═══ Given material ═══

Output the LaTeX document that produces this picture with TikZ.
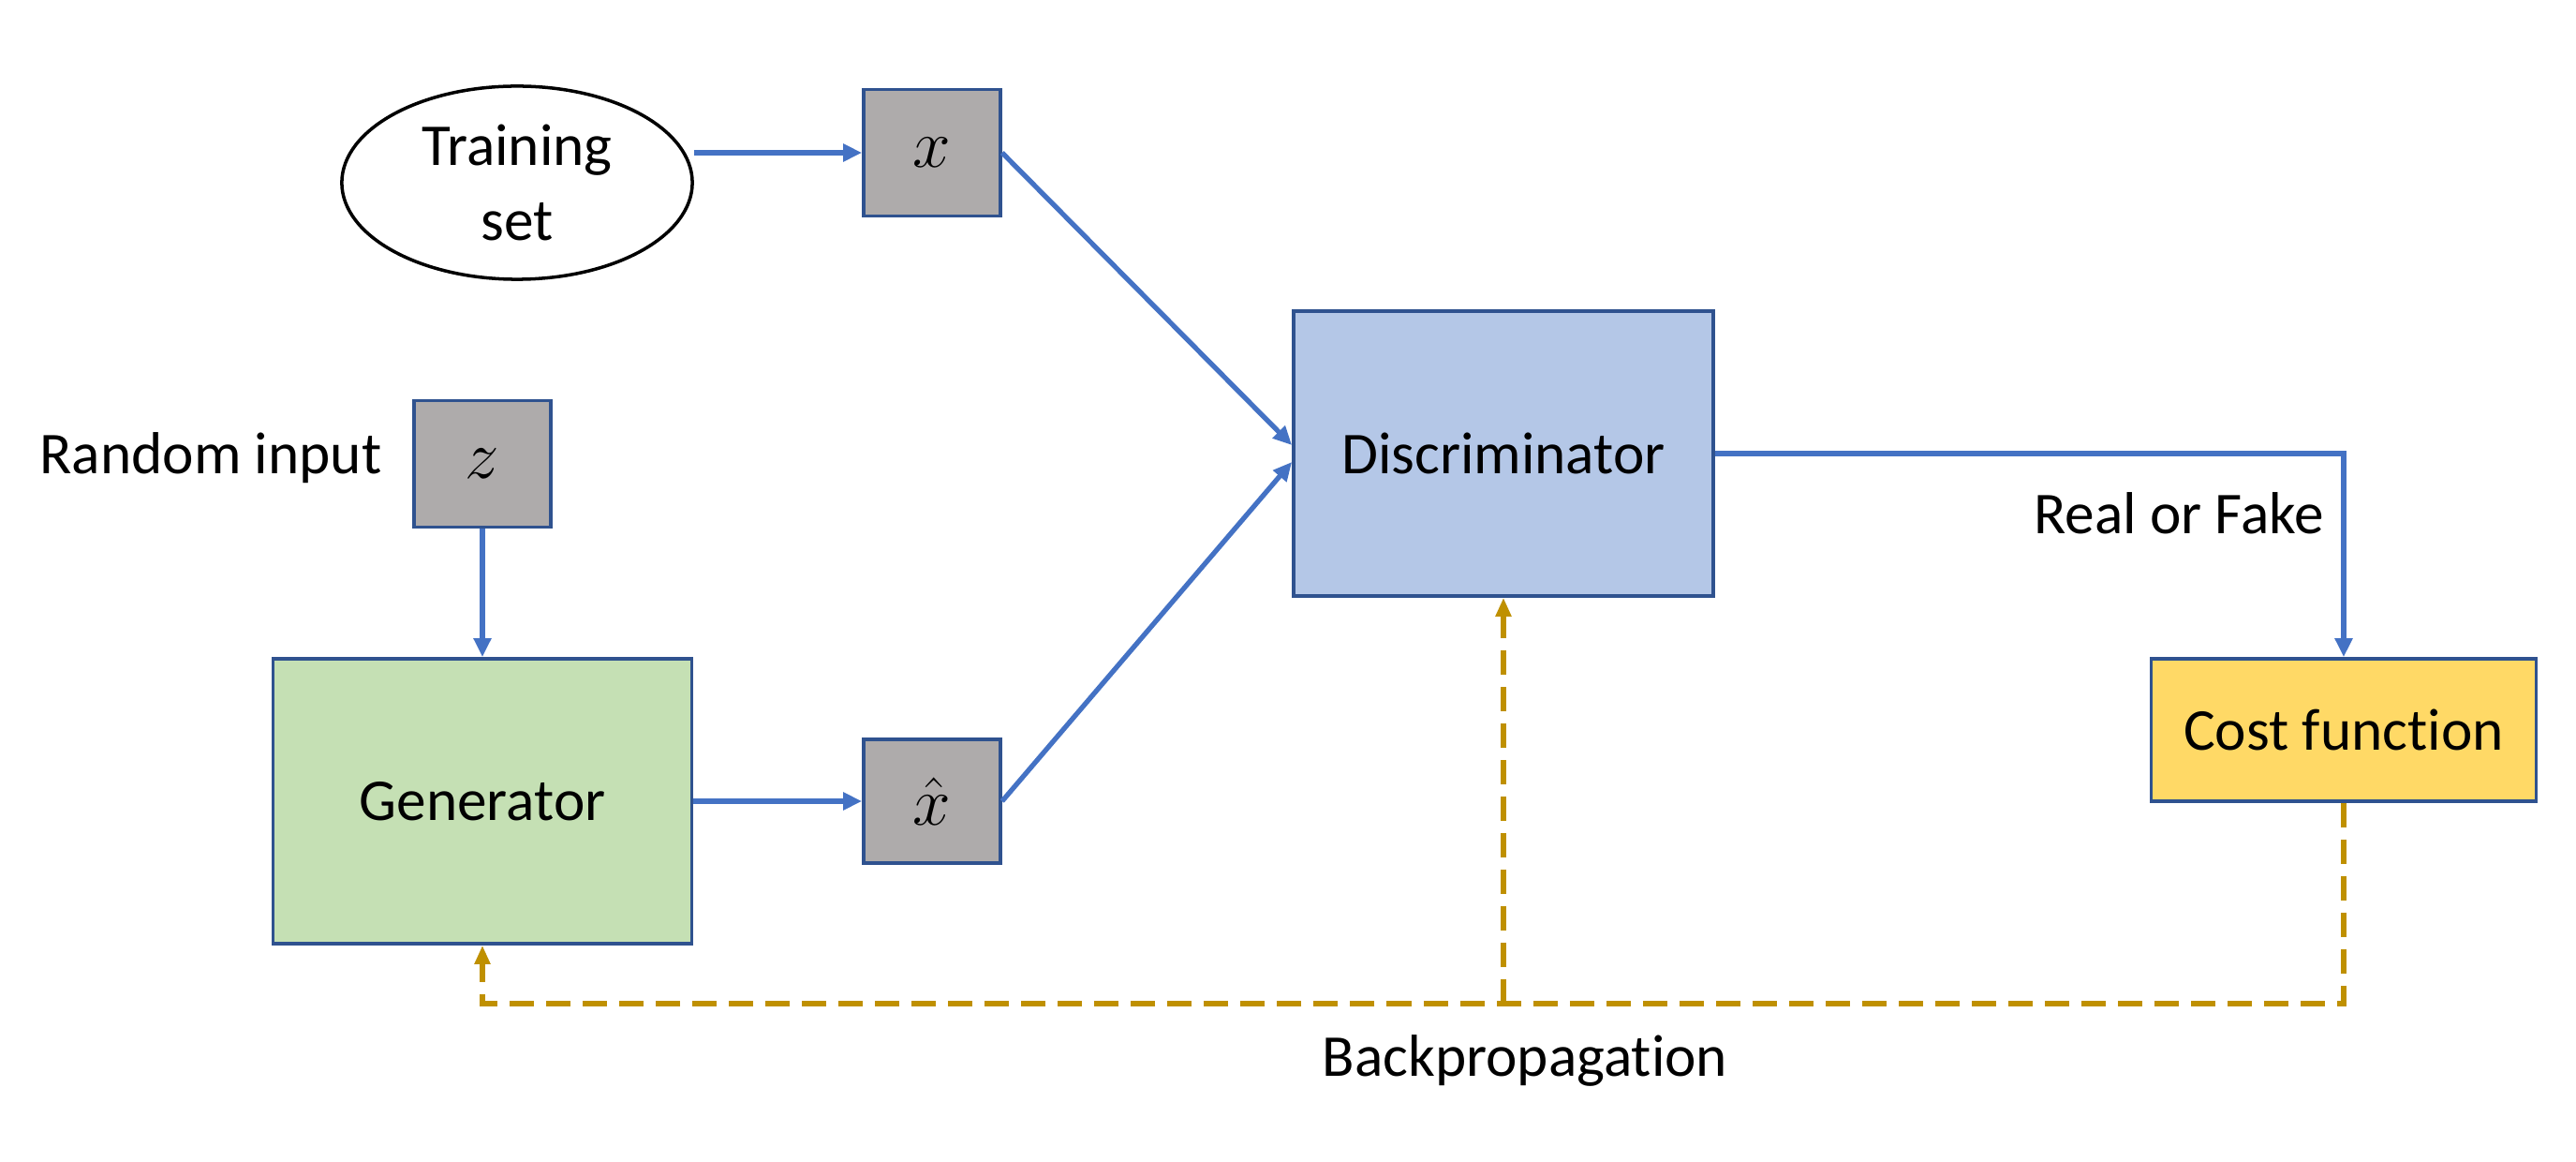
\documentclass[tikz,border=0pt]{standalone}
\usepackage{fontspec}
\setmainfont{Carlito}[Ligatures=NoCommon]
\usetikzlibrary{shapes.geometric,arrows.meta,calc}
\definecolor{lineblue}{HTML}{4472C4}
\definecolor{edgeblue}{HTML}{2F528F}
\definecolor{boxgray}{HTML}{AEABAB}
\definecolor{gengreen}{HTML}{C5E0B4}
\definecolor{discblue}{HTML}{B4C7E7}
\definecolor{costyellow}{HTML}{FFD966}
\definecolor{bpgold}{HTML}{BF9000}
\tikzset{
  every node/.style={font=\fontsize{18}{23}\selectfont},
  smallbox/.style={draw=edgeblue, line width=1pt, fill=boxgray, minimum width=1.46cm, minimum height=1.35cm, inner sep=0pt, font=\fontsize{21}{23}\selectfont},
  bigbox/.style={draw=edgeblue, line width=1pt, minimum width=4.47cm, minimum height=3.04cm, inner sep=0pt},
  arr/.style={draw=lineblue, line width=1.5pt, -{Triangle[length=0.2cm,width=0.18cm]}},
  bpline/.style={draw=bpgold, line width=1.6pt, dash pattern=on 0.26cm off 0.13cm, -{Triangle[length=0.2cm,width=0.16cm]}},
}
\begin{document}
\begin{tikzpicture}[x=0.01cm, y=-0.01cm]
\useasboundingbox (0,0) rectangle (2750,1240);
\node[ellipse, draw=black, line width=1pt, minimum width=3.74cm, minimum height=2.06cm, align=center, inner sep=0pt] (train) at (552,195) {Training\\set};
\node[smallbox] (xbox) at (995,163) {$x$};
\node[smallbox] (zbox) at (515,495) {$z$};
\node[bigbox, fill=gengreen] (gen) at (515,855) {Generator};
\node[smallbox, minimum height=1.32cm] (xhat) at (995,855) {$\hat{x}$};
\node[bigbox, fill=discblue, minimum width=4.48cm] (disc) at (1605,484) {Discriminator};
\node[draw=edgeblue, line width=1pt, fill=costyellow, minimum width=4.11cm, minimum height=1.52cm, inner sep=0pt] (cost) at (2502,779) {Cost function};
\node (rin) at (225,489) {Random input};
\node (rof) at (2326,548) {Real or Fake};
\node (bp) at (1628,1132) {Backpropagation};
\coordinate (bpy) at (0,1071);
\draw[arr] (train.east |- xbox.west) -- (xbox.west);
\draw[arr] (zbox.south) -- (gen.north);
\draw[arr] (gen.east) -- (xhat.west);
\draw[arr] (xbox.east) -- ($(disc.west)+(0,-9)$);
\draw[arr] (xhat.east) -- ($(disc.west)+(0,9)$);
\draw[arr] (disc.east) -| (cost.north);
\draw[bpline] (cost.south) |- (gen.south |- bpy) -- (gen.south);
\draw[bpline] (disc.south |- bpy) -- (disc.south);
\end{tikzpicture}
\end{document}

═══

• **Problem**: Exactly as written, return every line of the listing, but not the pictures.

• **Output for this task**:
Output the LaTeX document that produces this picture with TikZ.
\documentclass[tikz,border=0pt]{standalone}
\usepackage{fontspec}
\setmainfont{Carlito}[Ligatures=NoCommon]
\usetikzlibrary{shapes.geometric,arrows.meta,calc}
\definecolor{lineblue}{HTML}{4472C4}
\definecolor{edgeblue}{HTML}{2F528F}
\definecolor{boxgray}{HTML}{AEABAB}
\definecolor{gengreen}{HTML}{C5E0B4}
\definecolor{discblue}{HTML}{B4C7E7}
\definecolor{costyellow}{HTML}{FFD966}
\definecolor{bpgold}{HTML}{BF9000}
\tikzset{
  every node/.style={font=\fontsize{18}{23}\selectfont},
  smallbox/.style={draw=edgeblue, line width=1pt, fill=boxgray, minimum width=1.46cm, minimum height=1.35cm, inner sep=0pt, font=\fontsize{21}{23}\selectfont},
  bigbox/.style={draw=edgeblue, line width=1pt, minimum width=4.47cm, minimum height=3.04cm, inner sep=0pt},
  arr/.style={draw=lineblue, line width=1.5pt, -{Triangle[length=0.2cm,width=0.18cm]}},
  bpline/.style={draw=bpgold, line width=1.6pt, dash pattern=on 0.26cm off 0.13cm, -{Triangle[length=0.2cm,width=0.16cm]}},
}
\begin{document}
\begin{tikzpicture}[x=0.01cm, y=-0.01cm]
\useasboundingbox (0,0) rectangle (2750,1240);
\node[ellipse, draw=black, line width=1pt, minimum width=3.74cm, minimum height=2.06cm, align=center, inner sep=0pt] (train) at (552,195) {Training\\set};
\node[smallbox] (xbox) at (995,163) {$x$};
\node[smallbox] (zbox) at (515,495) {$z$};
\node[bigbox, fill=gengreen] (gen) at (515,855) {Generator};
\node[smallbox, minimum height=1.32cm] (xhat) at (995,855) {$\hat{x}$};
\node[bigbox, fill=discblue, minimum width=4.48cm] (disc) at (1605,484) {Discriminator};
\node[draw=edgeblue, line width=1pt, fill=costyellow, minimum width=4.11cm, minimum height=1.52cm, inner sep=0pt] (cost) at (2502,779) {Cost function};
\node (rin) at (225,489) {Random input};
\node (rof) at (2326,548) {Real or Fake};
\node (bp) at (1628,1132) {Backpropagation};
\coordinate (bpy) at (0,1071);
\draw[arr] (train.east |- xbox.west) -- (xbox.west);
\draw[arr] (zbox.south) -- (gen.north);
\draw[arr] (gen.east) -- (xhat.west);
\draw[arr] (xbox.east) -- ($(disc.west)+(0,-9)$);
\draw[arr] (xhat.east) -- ($(disc.west)+(0,9)$);
\draw[arr] (disc.east) -| (cost.north);
\draw[bpline] (cost.south) |- (gen.south |- bpy) -- (gen.south);
\draw[bpline] (disc.south |- bpy) -- (disc.south);
\end{tikzpicture}
\end{document}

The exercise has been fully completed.